Leave out any picture and return the remaining listing below exactly as given.

• [RECORDED DATA]:

--------

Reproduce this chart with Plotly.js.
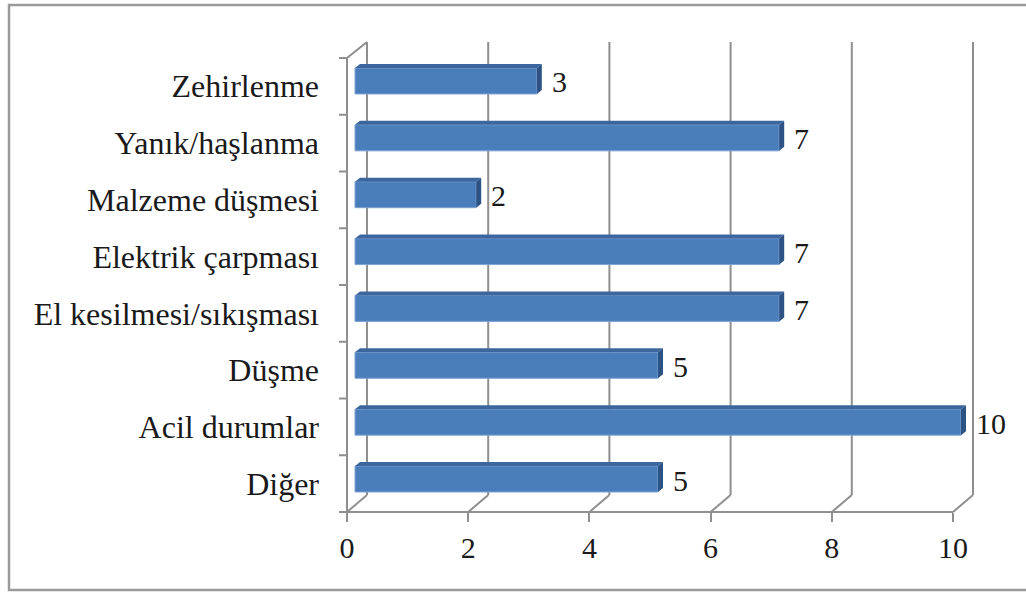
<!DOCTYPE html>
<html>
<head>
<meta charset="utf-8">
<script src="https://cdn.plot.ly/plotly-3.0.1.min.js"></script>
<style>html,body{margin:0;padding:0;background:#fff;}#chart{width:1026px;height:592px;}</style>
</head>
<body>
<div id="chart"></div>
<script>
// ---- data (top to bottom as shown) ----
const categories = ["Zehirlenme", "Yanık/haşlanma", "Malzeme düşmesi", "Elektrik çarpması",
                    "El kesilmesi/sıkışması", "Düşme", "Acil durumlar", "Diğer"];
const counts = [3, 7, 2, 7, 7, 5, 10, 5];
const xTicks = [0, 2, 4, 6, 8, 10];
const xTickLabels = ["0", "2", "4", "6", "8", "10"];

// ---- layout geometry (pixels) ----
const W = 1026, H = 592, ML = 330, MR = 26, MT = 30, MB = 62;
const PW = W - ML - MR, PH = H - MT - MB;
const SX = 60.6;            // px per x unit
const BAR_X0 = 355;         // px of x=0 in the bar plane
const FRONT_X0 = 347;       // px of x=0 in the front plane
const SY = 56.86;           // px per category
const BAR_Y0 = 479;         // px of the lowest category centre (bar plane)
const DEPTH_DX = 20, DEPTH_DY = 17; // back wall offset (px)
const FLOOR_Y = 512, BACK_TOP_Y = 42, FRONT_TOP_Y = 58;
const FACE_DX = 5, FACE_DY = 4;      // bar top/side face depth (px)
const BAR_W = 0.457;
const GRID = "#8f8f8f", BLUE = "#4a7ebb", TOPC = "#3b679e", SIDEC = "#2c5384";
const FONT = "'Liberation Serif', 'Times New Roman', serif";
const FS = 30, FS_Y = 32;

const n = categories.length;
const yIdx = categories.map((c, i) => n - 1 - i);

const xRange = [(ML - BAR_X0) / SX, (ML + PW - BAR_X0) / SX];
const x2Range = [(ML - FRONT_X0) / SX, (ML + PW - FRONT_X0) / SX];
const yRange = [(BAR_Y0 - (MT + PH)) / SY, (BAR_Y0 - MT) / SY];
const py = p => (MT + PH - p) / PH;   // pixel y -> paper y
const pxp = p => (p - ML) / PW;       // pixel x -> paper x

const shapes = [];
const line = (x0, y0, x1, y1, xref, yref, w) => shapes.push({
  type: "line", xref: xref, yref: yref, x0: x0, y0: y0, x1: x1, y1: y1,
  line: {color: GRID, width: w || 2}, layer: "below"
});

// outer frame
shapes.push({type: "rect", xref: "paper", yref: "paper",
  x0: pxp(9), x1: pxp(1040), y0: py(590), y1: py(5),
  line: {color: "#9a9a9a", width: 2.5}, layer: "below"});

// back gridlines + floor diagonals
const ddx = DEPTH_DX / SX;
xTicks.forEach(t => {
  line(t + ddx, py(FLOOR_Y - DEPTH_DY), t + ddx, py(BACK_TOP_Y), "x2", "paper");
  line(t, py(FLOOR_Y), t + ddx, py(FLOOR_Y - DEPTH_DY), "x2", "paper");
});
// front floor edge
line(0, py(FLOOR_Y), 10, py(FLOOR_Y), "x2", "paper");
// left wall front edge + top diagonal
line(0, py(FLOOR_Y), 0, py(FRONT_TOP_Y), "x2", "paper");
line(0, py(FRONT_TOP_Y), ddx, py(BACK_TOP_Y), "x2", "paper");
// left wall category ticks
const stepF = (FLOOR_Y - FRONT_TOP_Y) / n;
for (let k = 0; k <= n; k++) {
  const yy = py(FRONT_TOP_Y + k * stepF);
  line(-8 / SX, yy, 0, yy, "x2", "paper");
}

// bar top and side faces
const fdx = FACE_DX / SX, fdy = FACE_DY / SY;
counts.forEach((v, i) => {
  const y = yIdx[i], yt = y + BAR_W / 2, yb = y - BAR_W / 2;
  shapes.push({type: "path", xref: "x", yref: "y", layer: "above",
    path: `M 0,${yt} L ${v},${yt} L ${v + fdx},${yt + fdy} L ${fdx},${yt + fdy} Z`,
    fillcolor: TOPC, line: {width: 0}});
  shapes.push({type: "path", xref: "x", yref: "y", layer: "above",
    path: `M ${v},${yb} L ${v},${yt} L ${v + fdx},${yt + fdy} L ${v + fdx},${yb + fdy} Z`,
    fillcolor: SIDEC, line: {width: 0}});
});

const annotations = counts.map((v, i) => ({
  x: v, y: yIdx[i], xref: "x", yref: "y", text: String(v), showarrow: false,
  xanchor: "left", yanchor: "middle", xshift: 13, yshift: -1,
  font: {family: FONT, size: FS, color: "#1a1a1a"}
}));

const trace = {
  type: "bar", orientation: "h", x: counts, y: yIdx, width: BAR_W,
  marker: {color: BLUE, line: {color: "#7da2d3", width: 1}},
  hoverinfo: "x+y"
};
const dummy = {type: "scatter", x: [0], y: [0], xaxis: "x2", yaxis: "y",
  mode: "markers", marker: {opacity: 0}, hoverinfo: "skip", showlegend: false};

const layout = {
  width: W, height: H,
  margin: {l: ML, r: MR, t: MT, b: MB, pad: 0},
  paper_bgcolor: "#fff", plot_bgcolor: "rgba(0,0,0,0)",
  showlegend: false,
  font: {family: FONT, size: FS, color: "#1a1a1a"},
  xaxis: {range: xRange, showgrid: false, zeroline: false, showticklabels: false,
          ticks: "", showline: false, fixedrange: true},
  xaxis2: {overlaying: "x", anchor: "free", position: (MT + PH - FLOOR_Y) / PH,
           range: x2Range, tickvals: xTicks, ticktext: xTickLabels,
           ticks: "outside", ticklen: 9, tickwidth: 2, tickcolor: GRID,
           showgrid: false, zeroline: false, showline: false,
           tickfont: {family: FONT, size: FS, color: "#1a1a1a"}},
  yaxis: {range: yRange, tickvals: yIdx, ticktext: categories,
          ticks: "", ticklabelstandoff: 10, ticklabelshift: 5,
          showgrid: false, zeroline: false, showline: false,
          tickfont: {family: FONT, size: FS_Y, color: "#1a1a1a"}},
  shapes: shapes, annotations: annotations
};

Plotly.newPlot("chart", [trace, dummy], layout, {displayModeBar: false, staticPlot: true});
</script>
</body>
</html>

--------

• [ANSWER TO THE PROBLEM]:
Reproduce this chart with Plotly.js.
<!DOCTYPE html>
<html>
<head>
<meta charset="utf-8">
<script src="https://cdn.plot.ly/plotly-3.0.1.min.js"></script>
<style>html,body{margin:0;padding:0;background:#fff;}#chart{width:1026px;height:592px;}</style>
</head>
<body>
<div id="chart"></div>
<script>
// ---- data (top to bottom as shown) ----
const categories = ["Zehirlenme", "Yanık/haşlanma", "Malzeme düşmesi", "Elektrik çarpması",
                    "El kesilmesi/sıkışması", "Düşme", "Acil durumlar", "Diğer"];
const counts = [3, 7, 2, 7, 7, 5, 10, 5];
const xTicks = [0, 2, 4, 6, 8, 10];
const xTickLabels = ["0", "2", "4", "6", "8", "10"];

// ---- layout geometry (pixels) ----
const W = 1026, H = 592, ML = 330, MR = 26, MT = 30, MB = 62;
const PW = W - ML - MR, PH = H - MT - MB;
const SX = 60.6;            // px per x unit
const BAR_X0 = 355;         // px of x=0 in the bar plane
const FRONT_X0 = 347;       // px of x=0 in the front plane
const SY = 56.86;           // px per category
const BAR_Y0 = 479;         // px of the lowest category centre (bar plane)
const DEPTH_DX = 20, DEPTH_DY = 17; // back wall offset (px)
const FLOOR_Y = 512, BACK_TOP_Y = 42, FRONT_TOP_Y = 58;
const FACE_DX = 5, FACE_DY = 4;      // bar top/side face depth (px)
const BAR_W = 0.457;
const GRID = "#8f8f8f", BLUE = "#4a7ebb", TOPC = "#3b679e", SIDEC = "#2c5384";
const FONT = "'Liberation Serif', 'Times New Roman', serif";
const FS = 30, FS_Y = 32;

const n = categories.length;
const yIdx = categories.map((c, i) => n - 1 - i);

const xRange = [(ML - BAR_X0) / SX, (ML + PW - BAR_X0) / SX];
const x2Range = [(ML - FRONT_X0) / SX, (ML + PW - FRONT_X0) / SX];
const yRange = [(BAR_Y0 - (MT + PH)) / SY, (BAR_Y0 - MT) / SY];
const py = p => (MT + PH - p) / PH;   // pixel y -> paper y
const pxp = p => (p - ML) / PW;       // pixel x -> paper x

const shapes = [];
const line = (x0, y0, x1, y1, xref, yref, w) => shapes.push({
  type: "line", xref: xref, yref: yref, x0: x0, y0: y0, x1: x1, y1: y1,
  line: {color: GRID, width: w || 2}, layer: "below"
});

// outer frame
shapes.push({type: "rect", xref: "paper", yref: "paper",
  x0: pxp(9), x1: pxp(1040), y0: py(590), y1: py(5),
  line: {color: "#9a9a9a", width: 2.5}, layer: "below"});

// back gridlines + floor diagonals
const ddx = DEPTH_DX / SX;
xTicks.forEach(t => {
  line(t + ddx, py(FLOOR_Y - DEPTH_DY), t + ddx, py(BACK_TOP_Y), "x2", "paper");
  line(t, py(FLOOR_Y), t + ddx, py(FLOOR_Y - DEPTH_DY), "x2", "paper");
});
// front floor edge
line(0, py(FLOOR_Y), 10, py(FLOOR_Y), "x2", "paper");
// left wall front edge + top diagonal
line(0, py(FLOOR_Y), 0, py(FRONT_TOP_Y), "x2", "paper");
line(0, py(FRONT_TOP_Y), ddx, py(BACK_TOP_Y), "x2", "paper");
// left wall category ticks
const stepF = (FLOOR_Y - FRONT_TOP_Y) / n;
for (let k = 0; k <= n; k++) {
  const yy = py(FRONT_TOP_Y + k * stepF);
  line(-8 / SX, yy, 0, yy, "x2", "paper");
}

// bar top and side faces
const fdx = FACE_DX / SX, fdy = FACE_DY / SY;
counts.forEach((v, i) => {
  const y = yIdx[i], yt = y + BAR_W / 2, yb = y - BAR_W / 2;
  shapes.push({type: "path", xref: "x", yref: "y", layer: "above",
    path: `M 0,${yt} L ${v},${yt} L ${v + fdx},${yt + fdy} L ${fdx},${yt + fdy} Z`,
    fillcolor: TOPC, line: {width: 0}});
  shapes.push({type: "path", xref: "x", yref: "y", layer: "above",
    path: `M ${v},${yb} L ${v},${yt} L ${v + fdx},${yt + fdy} L ${v + fdx},${yb + fdy} Z`,
    fillcolor: SIDEC, line: {width: 0}});
});

const annotations = counts.map((v, i) => ({
  x: v, y: yIdx[i], xref: "x", yref: "y", text: String(v), showarrow: false,
  xanchor: "left", yanchor: "middle", xshift: 13, yshift: -1,
  font: {family: FONT, size: FS, color: "#1a1a1a"}
}));

const trace = {
  type: "bar", orientation: "h", x: counts, y: yIdx, width: BAR_W,
  marker: {color: BLUE, line: {color: "#7da2d3", width: 1}},
  hoverinfo: "x+y"
};
const dummy = {type: "scatter", x: [0], y: [0], xaxis: "x2", yaxis: "y",
  mode: "markers", marker: {opacity: 0}, hoverinfo: "skip", showlegend: false};

const layout = {
  width: W, height: H,
  margin: {l: ML, r: MR, t: MT, b: MB, pad: 0},
  paper_bgcolor: "#fff", plot_bgcolor: "rgba(0,0,0,0)",
  showlegend: false,
  font: {family: FONT, size: FS, color: "#1a1a1a"},
  xaxis: {range: xRange, showgrid: false, zeroline: false, showticklabels: false,
          ticks: "", showline: false, fixedrange: true},
  xaxis2: {overlaying: "x", anchor: "free", position: (MT + PH - FLOOR_Y) / PH,
           range: x2Range, tickvals: xTicks, ticktext: xTickLabels,
           ticks: "outside", ticklen: 9, tickwidth: 2, tickcolor: GRID,
           showgrid: false, zeroline: false, showline: false,
           tickfont: {family: FONT, size: FS, color: "#1a1a1a"}},
  yaxis: {range: yRange, tickvals: yIdx, ticktext: categories,
          ticks: "", ticklabelstandoff: 10, ticklabelshift: 5,
          showgrid: false, zeroline: false, showline: false,
          tickfont: {family: FONT, size: FS_Y, color: "#1a1a1a"}},
  shapes: shapes, annotations: annotations
};

Plotly.newPlot("chart", [trace, dummy], layout, {displayModeBar: false, staticPlot: true});
</script>
</body>
</html>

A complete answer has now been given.